Mentari slowly walked him the two yards to the small, white bathroom, his large body listing dangerously against her small one. She supported him at the threshold, then waited outside the door. He leaned heavily on the basin, his breath coming in ragged gasps. The relief was agonizingly slow, a slow, painful stream as his body fought the muscular spasms to achieve relief. The sound of his struggle—the gasps, the desperate grunts—was a stark, unpleasant reminder of his vulnerability, and of the profound complexity of their relationship.

When he finally stumbled out, pale and exhausted, Mentari guided him back to the bed. He lay there, his handsome face slack, staring blankly at the ceiling, utterly spent.

Mentari climbed back into the narrow bed, her exhaustion finally catching up to her. She looked at his profile, unable to deny the devastating physical attraction that was still there, even in his pathetic state.

“Hey, truce, okay,” she said, her voice soft. “Let’s just forget for a while about the argument. I love you.”

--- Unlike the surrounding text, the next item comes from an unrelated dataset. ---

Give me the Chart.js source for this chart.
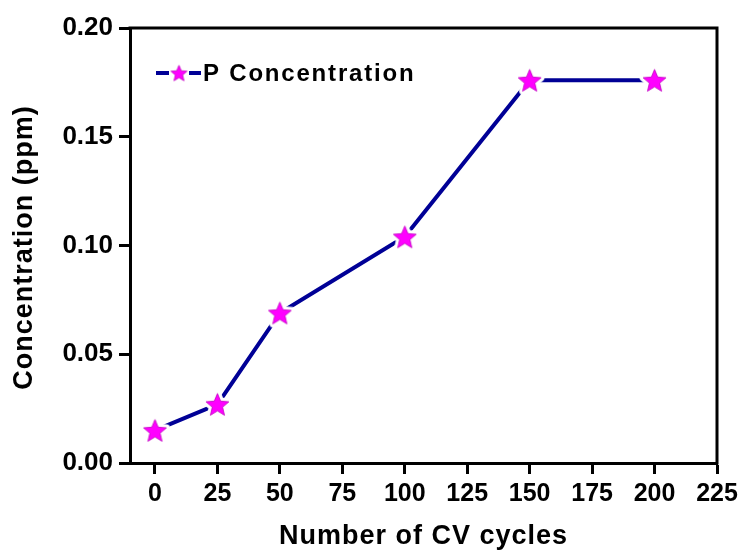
<!DOCTYPE html>
<html>
<head>
<meta charset="utf-8">
<title>P Concentration vs CV cycles</title>
<script src="https://cdn.jsdelivr.net/npm/chart.js@4.4.0/dist/chart.umd.min.js"></script>
<style>
    html, body { margin: 0; padding: 0; background: #ffffff; }
    #wrap { width: 744px; height: 552px; }
</style>
</head>
<body>
<div id="wrap"><canvas id="concChart" width="744" height="552"></canvas></div>
<script>
// Data
const cycles = [0, 25, 50, 100, 150, 200];
const concentration = [0.015, 0.027, 0.069, 0.104, 0.176, 0.176];
const xTicks = [0, 25, 50, 75, 100, 125, 150, 175, 200, 225];
const yTicks = [0, 0.05, 0.10, 0.15, 0.20];
const seriesLabel = 'P Concentration';
const xTitle = 'Number of CV cycles';
const yTitle = 'Concentration (ppm)';

const LINE_COLOR = '#000096';
const STAR_COLOR = '#ff00ff';
const FONT = 'Arial, "Liberation Sans", sans-serif';

// Filled five-point star on its own canvas, with a white halo so the line stops short of it
function makeStar(r, halo) {
    const size = Math.ceil(r * 2 + halo * 2 + 2);
    const c = document.createElement('canvas');
    c.width = size;
    c.height = size;
    const g = c.getContext('2d');
    g.translate(size / 2, size / 2 + r * 0.1);
    g.beginPath();
    for (let i = 0; i < 10; i++) {
        const a = -Math.PI / 2 + i * Math.PI / 5;
        const rad = i % 2 ? r * 0.45 : r;
        const px = Math.cos(a) * rad, py = Math.sin(a) * rad;
        if (i === 0) g.moveTo(px, py); else g.lineTo(px, py);
    }
    g.closePath();
    g.lineJoin = 'round';
    if (halo > 0) {
        g.strokeStyle = '#ffffff';
        g.lineWidth = halo * 2;
        g.stroke();
    }
    g.fillStyle = STAR_COLOR;
    g.fill();
    g.strokeStyle = '#c000c0';
    g.lineWidth = 0.8;
    g.stroke();
    return c;
}

const starPoint = makeStar(12, 3.5);
const starLegend = makeStar(8.5, 0);

// Top and right edges of the plot frame
const framePlugin = {
    id: 'frame',
    afterDraw(chart) {
        const { ctx, chartArea: a } = chart;
        ctx.save();
        ctx.strokeStyle = '#000';
        ctx.lineWidth = 3;
        ctx.lineCap = 'square';
        ctx.beginPath();
        ctx.moveTo(a.left, a.top);
        ctx.lineTo(a.right, a.top);
        ctx.lineTo(a.right, a.bottom);
        ctx.stroke();
        ctx.restore();
    }
};

// Axis titles, drawn by hand so the letters can be spaced out a little
const axisTitles = {
    id: 'axisTitles',
    afterDraw(chart) {
        const { ctx, chartArea: a } = chart;
        ctx.save();
        ctx.fillStyle = '#000';
        ctx.font = 'bold 27px ' + FONT;
        ctx.textAlign = 'center';
        ctx.textBaseline = 'alphabetic';
        if ('letterSpacing' in ctx) ctx.letterSpacing = '1px';
        ctx.fillText(xTitle, (a.left + a.right) / 2, 544);
        ctx.translate(32, (a.top + a.bottom) / 2 + 2);
        ctx.rotate(-Math.PI / 2);
        ctx.fillText(yTitle, 0, 0);
        ctx.restore();
    }
};

// Legend inside the plot: line - star - line, then the label
const insideLegend = {
    id: 'insideLegend',
    afterDraw(chart) {
        const { ctx, chartArea: a } = chart;
        const y = a.top + 45;
        const x0 = a.left + 26;
        ctx.save();
        ctx.strokeStyle = LINE_COLOR;
        ctx.lineWidth = 4;
        ctx.beginPath();
        ctx.moveTo(x0, y); ctx.lineTo(x0 + 13, y);
        ctx.moveTo(x0 + 33, y); ctx.lineTo(x0 + 45, y);
        ctx.stroke();
        ctx.drawImage(starLegend, x0 + 23 - starLegend.width / 2, y - starLegend.height / 2);
        ctx.fillStyle = '#000';
        ctx.font = 'bold 24px ' + FONT;
        ctx.textBaseline = 'middle';
        if ('letterSpacing' in ctx) ctx.letterSpacing = '1.8px';
        ctx.fillText(chart.data.datasets[0].label, x0 + 47, y + 1);
        ctx.restore();
    }
};

const ctx = document.getElementById('concChart');
new Chart(ctx, {
    type: 'scatter',
    data: {
        datasets: [{
            label: seriesLabel,
            data: cycles.map((c, i) => ({ x: c, y: concentration[i] })),
            showLine: true,
            borderColor: LINE_COLOR,
            borderWidth: 4,
            pointStyle: starPoint,
            pointRadius: 12,
            pointHoverRadius: 12,
            tension: 0,
            clip: false
        }]
    },
    options: {
        responsive: false,
        animation: false,
        devicePixelRatio: 1,
        layout: { padding: { top: 28, right: 27, left: 0, bottom: 0 } },
        plugins: {
            legend: { display: false },
            tooltip: { enabled: false }
        },
        scales: {
            x: {
                type: 'linear',
                min: -10,
                max: 225,
                afterBuildTicks: scale => { scale.ticks = xTicks.map(v => ({ value: v })); },
                afterFit: scale => { scale.height = 89; },
                ticks: {
                    color: '#000',
                    font: { family: FONT, size: 25, weight: 'bold' },
                    padding: 5,
                    maxRotation: 0
                },
                grid: {
                    drawOnChartArea: false,
                    drawTicks: true,
                    tickLength: 11,
                    tickWidth: 3,
                    tickColor: '#000'
                },
                border: { display: true, color: '#000', width: 3 }
            },
            y: {
                min: 0,
                max: 0.2,
                afterBuildTicks: scale => { scale.ticks = yTicks.map(v => ({ value: v })); },
                afterFit: scale => { scale.width = 130; },
                ticks: {
                    color: '#000',
                    font: { family: FONT, size: 26, weight: 'bold' },
                    padding: 6,
                    callback: v => v.toFixed(2)
                },
                grid: {
                    drawOnChartArea: false,
                    drawTicks: true,
                    tickLength: 11,
                    tickWidth: 3,
                    tickColor: '#000'
                },
                border: { display: true, color: '#000', width: 3 }
            }
        }
    },
    plugins: [framePlugin, axisTitles, insideLegend]
});
</script>
</body>
</html>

She leaned in and kissed him gently on the mouth, a kiss that felt less like passion and more like a period closing a very long, complex sentence. Drew managed a small, weak nod.

It was a truce for now. But as Mentari lay there, side-by-side with the man she loved, who also represented everything she was fighting against, she knew a truce wasn't a solution. She had found herself, but she had done it by taking his power, and she wasn't sure how this relationship could possibly continue when her self-discovery relied entirely on his humiliating defeat.